- [Data extract]:
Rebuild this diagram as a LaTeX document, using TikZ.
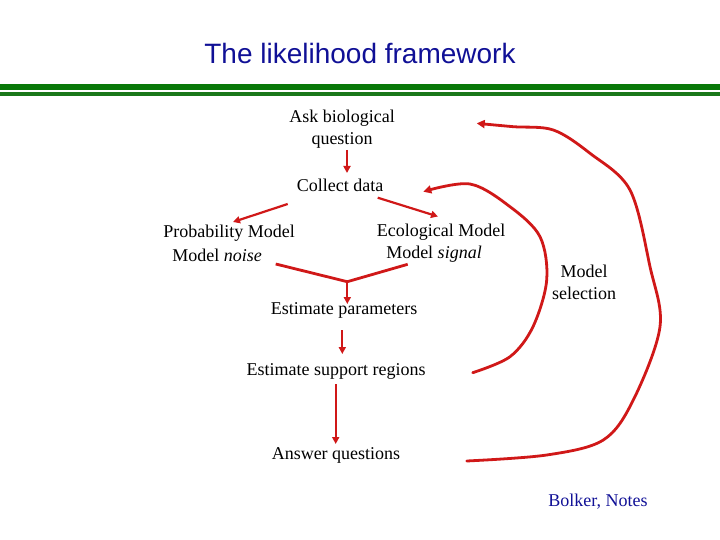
\documentclass[tikz,border=0pt]{standalone}
\usepackage{fontspec}
\setmainfont{Liberation Serif}
\newfontfamily\arialfont{Liberation Sans}
\usetikzlibrary{arrows.meta}
\definecolor{arrowred}{RGB}{208,24,24}
\definecolor{titleblue}{RGB}{16,16,150}
\definecolor{gbarA}{RGB}{8,120,8}
\definecolor{gbarB}{RGB}{26,120,26}
\tikzset{
  lbl/.style={font=\fontsize{18}{22}\selectfont, inner sep=0pt, anchor=center},
  redarrow/.style={draw=arrowred, line width=2.2pt, -{Triangle[length=7pt,width=7pt]}},
  redline/.style={draw=arrowred, line width=2.8pt},
  curvearrow/.style={draw=arrowred, line width=2.8pt, line cap=round, line join=round, -{Triangle[length=8pt,width=8pt]}},
}
\begin{document}
\begin{tikzpicture}[x=1pt,y=-1pt]
\useasboundingbox (0,0) rectangle (720,540);
% title
\node[font=\arialfont\fontsize{28}{32}\selectfont, text=titleblue, inner sep=0pt] (title) at (360,53) {The likelihood framework};
% green bars
\fill[gbarA] (0,84) rectangle (720,90);
\fill[gbarB] (0,92.5) rectangle (720,96.5);
% text nodes
\node[lbl, align=center] (ask) at (342,129.5) {Ask biological\\question};
\node[lbl] (collect) at (340,185) {Collect data};
\node[lbl] (prob1) at (229,233.5) {Probability Model};
\node[lbl] (prob2) at (217,255.5) {Model \textit{noise}};
\node[lbl] (eco1) at (441,232.5) {Ecological Model};
\node[lbl] (eco2) at (434,254.5) {Model \textit{signal}};
\node[lbl] (est) at (344,310.5) {Estimate parameters};
\node[lbl] (supp) at (336,371.5) {Estimate support regions};
\node[lbl] (ans) at (336,455.5) {Answer questions};
\node[lbl, align=center] (msel) at (584,282.5) {Model\\selection};
\node[font=\fontsize{18}{22}\selectfont, text=titleblue, inner sep=0pt] (bolker) at (598,502) {Bolker, Notes};
% straight arrows
\coordinate (a1) at (347,150); \coordinate (a2) at (347,173);
\draw[redarrow] (a1) -- (a2);
\coordinate (c1) at (287.7,204); \coordinate (c2) at (233,222);
\draw[redarrow] (c1) -- (c2);
\coordinate (c3) at (377.7,197.7); \coordinate (c4) at (438,216.5);
\draw[redarrow] (c3) -- (c4);
\coordinate (v1) at (275.7,264); \coordinate (v2) at (407.7,264.3); \coordinate (vb) at (347.3,281.7);
\draw[redline, line join=miter] (v1) -- (vb) -- (v2);
\coordinate (v3) at (347.3,304);
\draw[redarrow] (vb) -- (v3);
\coordinate (e1) at (342.3,330); \coordinate (e2) at (342.3,354);
\draw[redarrow] (e1) -- (e2);
\coordinate (s1) at (335.7,384); \coordinate (s2) at (335.7,444);
\draw[redarrow] (s1) -- (s2);
% curved arrows (model selection loops)
\coordinate (inS) at (472.7,372.7);
\coordinate (inE) at (423.3,191.7);
\draw[curvearrow] plot[smooth, tension=0.55] coordinates {(inS) (510,356.7) (533,326.7) (546.7,280) (540,236.7) (510,206.7) (470,184) (inE)};
\coordinate (outS) at (466.7,461);
\coordinate (outE) at (476.7,123.3);
\draw[curvearrow] plot[smooth, tension=0.55] coordinates {(outS) (546.7,455) (603.3,440) (633.3,400) (660,326.7) (650,266.7) (630,190) (590,153.3) (553.3,130) (513.3,126.7) (outE)};
\end{tikzpicture}
\end{document}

- [Work to be completed]:
Reproduce the data above in full, exactly as it is, with the pictures left out.

- [Answer]:
Rebuild this diagram as a LaTeX document, using TikZ.
\documentclass[tikz,border=0pt]{standalone}
\usepackage{fontspec}
\setmainfont{Liberation Serif}
\newfontfamily\arialfont{Liberation Sans}
\usetikzlibrary{arrows.meta}
\definecolor{arrowred}{RGB}{208,24,24}
\definecolor{titleblue}{RGB}{16,16,150}
\definecolor{gbarA}{RGB}{8,120,8}
\definecolor{gbarB}{RGB}{26,120,26}
\tikzset{
  lbl/.style={font=\fontsize{18}{22}\selectfont, inner sep=0pt, anchor=center},
  redarrow/.style={draw=arrowred, line width=2.2pt, -{Triangle[length=7pt,width=7pt]}},
  redline/.style={draw=arrowred, line width=2.8pt},
  curvearrow/.style={draw=arrowred, line width=2.8pt, line cap=round, line join=round, -{Triangle[length=8pt,width=8pt]}},
}
\begin{document}
\begin{tikzpicture}[x=1pt,y=-1pt]
\useasboundingbox (0,0) rectangle (720,540);
% title
\node[font=\arialfont\fontsize{28}{32}\selectfont, text=titleblue, inner sep=0pt] (title) at (360,53) {The likelihood framework};
% green bars
\fill[gbarA] (0,84) rectangle (720,90);
\fill[gbarB] (0,92.5) rectangle (720,96.5);
% text nodes
\node[lbl, align=center] (ask) at (342,129.5) {Ask biological\\question};
\node[lbl] (collect) at (340,185) {Collect data};
\node[lbl] (prob1) at (229,233.5) {Probability Model};
\node[lbl] (prob2) at (217,255.5) {Model \textit{noise}};
\node[lbl] (eco1) at (441,232.5) {Ecological Model};
\node[lbl] (eco2) at (434,254.5) {Model \textit{signal}};
\node[lbl] (est) at (344,310.5) {Estimate parameters};
\node[lbl] (supp) at (336,371.5) {Estimate support regions};
\node[lbl] (ans) at (336,455.5) {Answer questions};
\node[lbl, align=center] (msel) at (584,282.5) {Model\\selection};
\node[font=\fontsize{18}{22}\selectfont, text=titleblue, inner sep=0pt] (bolker) at (598,502) {Bolker, Notes};
% straight arrows
\coordinate (a1) at (347,150); \coordinate (a2) at (347,173);
\draw[redarrow] (a1) -- (a2);
\coordinate (c1) at (287.7,204); \coordinate (c2) at (233,222);
\draw[redarrow] (c1) -- (c2);
\coordinate (c3) at (377.7,197.7); \coordinate (c4) at (438,216.5);
\draw[redarrow] (c3) -- (c4);
\coordinate (v1) at (275.7,264); \coordinate (v2) at (407.7,264.3); \coordinate (vb) at (347.3,281.7);
\draw[redline, line join=miter] (v1) -- (vb) -- (v2);
\coordinate (v3) at (347.3,304);
\draw[redarrow] (vb) -- (v3);
\coordinate (e1) at (342.3,330); \coordinate (e2) at (342.3,354);
\draw[redarrow] (e1) -- (e2);
\coordinate (s1) at (335.7,384); \coordinate (s2) at (335.7,444);
\draw[redarrow] (s1) -- (s2);
% curved arrows (model selection loops)
\coordinate (inS) at (472.7,372.7);
\coordinate (inE) at (423.3,191.7);
\draw[curvearrow] plot[smooth, tension=0.55] coordinates {(inS) (510,356.7) (533,326.7) (546.7,280) (540,236.7) (510,206.7) (470,184) (inE)};
\coordinate (outS) at (466.7,461);
\coordinate (outE) at (476.7,123.3);
\draw[curvearrow] plot[smooth, tension=0.55] coordinates {(outS) (546.7,455) (603.3,440) (633.3,400) (660,326.7) (650,266.7) (630,190) (590,153.3) (553.3,130) (513.3,126.7) (outE)};
\end{tikzpicture}
\end{document}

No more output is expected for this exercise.